# Turntable Question(s)



## MasonsDad (Feb 7, 2008)

Hi Gang
As some of you know Im into building anything I can from steel for our Large scale hobby ie Bridges ,Truntables etc.
My question is: I would like to sell them as I build them and I love to build, and was wondering what kind of price should I be expecting? I put alot of work in these and am NOT out to make my retirement on 1 sale I want to promote our Hobby and not hurt anyone financially but then again not get hurt either. Im thinking about running the first one on Ebay for a few days and seeing how it does, and that itself should be happening sometime early this next week and then who knows????? I am including a very strong Gearmotor 4.5 rpm and all the hook ups, A mechanism of my own design to power the track directly attached to the Table, the only thing I dont have is an Indexing system, I have searched high and low and the cheapest one i found was 300 plus dollars so far so I scratched that off the list of " Must Haves"
I have done everything I could think of to post pictures of my latest creations on this site however somehow some way I cant seem to push the right button (computer Illiterate) so if any of yall are interested in just seeing the ones im building and one I have built please email me [email protected] and I will be happy to send you some of my pictures. 
And Thank yall for any and all input you can give me
Ben "Masonsdad" King


----------



## Ron Senek (Jan 2, 2008)

How big are the turntables you plan to make? I would think shipping would be your big downfall. I made one out of 1/4 steel plate 4' circle and it is heavy even without the bridge and tower.


----------



## John J (Dec 29, 2007)

Try a 12 or 24 volt DC solnoid. Put a "CONE" on the end of it. Mount this on the end of the Turntable. Creat a ring the same circumferance of the turn table pit. Drill holes in the ring at the right interval. 
The cone will parcially enter the drilled hole at the right place. If the table is off a little the cone will force it into the correct posistion. You should have perfect aleighment every time.


----------



## Richard Smith (Jan 2, 2008)

Ben, 

Not all of us use track power or need an indexing system so a stripped down version would also have a market I would think. A manual turntable based perhaps on the EBT would be a likely candidate for us poor shortline/narrow gauge operators. I know that for me at least steel fabrication isn't something I'm into so a ready source for a "smallish" steel manually operated turntable would be quite attractive.


----------



## MasonsDad (Feb 7, 2008)

Posted By John J on 06/23/2009 9:55 PM
Try a 12 or 24 volt DC solnoid. Put a "CONE" on the end of it. Mount this on the end of the Turntable. Creat a ring the same circumferance of the turn table pit. Drill holes in the ring at the right interval. 
The cone will parcially enter the drilled hole at the right place. If the table is off a little the cone will force it into the correct posistion. You should have perfect aleighment every time. 

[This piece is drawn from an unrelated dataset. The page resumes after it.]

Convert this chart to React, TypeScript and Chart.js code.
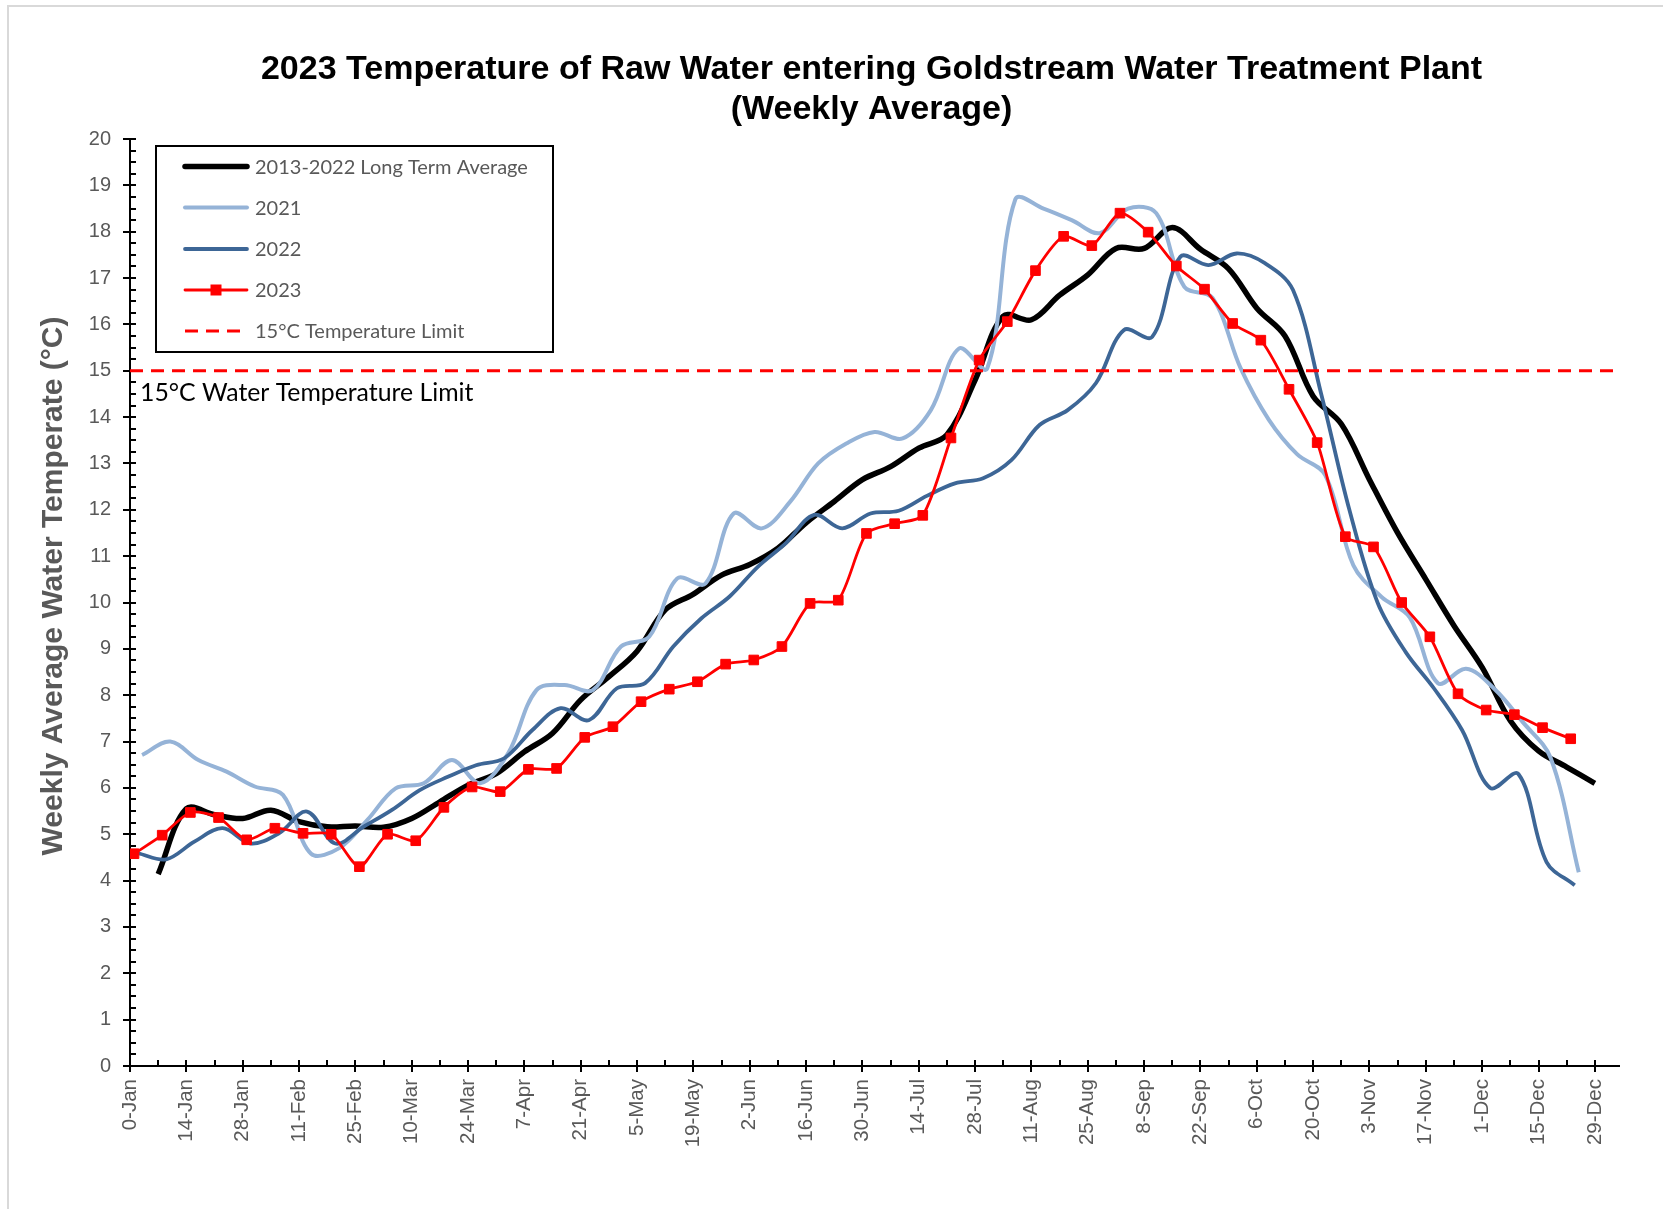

Ya know thats a dang good idea Thanks JJ


----------



## MasonsDad (Feb 7, 2008)

Posted By Ron Senek on 06/23/2009 9:48 PM
How big are the turntables you plan to make? I would think shipping would be your big downfall. I made one out of 1/4 steel plate 4' circle and it is heavy even without the bridge and tower.


Mine are 4 foot too and all very light wieght material and I plan on shipping in 2 parts, 1 for the base and the other for the bridge I learned a lesson with these shipping companies, if you can 2 part it it will cost less overall than shipping it complete


----------



## MasonsDad (Feb 7, 2008)

Posted By Richard Smith on 06/23/2009 10:00 PM
Ben, 

Not all of us use track power or need an indexing system so a stripped down version would also have a market I would think. A manual turntable based perhaps on the EBT would be a likely candidate for us poor shortline/narrow gauge operators. I know that for me at least steel fabrication isn't something I'm into so a ready source for a "smallish" steel manually operated turntable would be quite attractive.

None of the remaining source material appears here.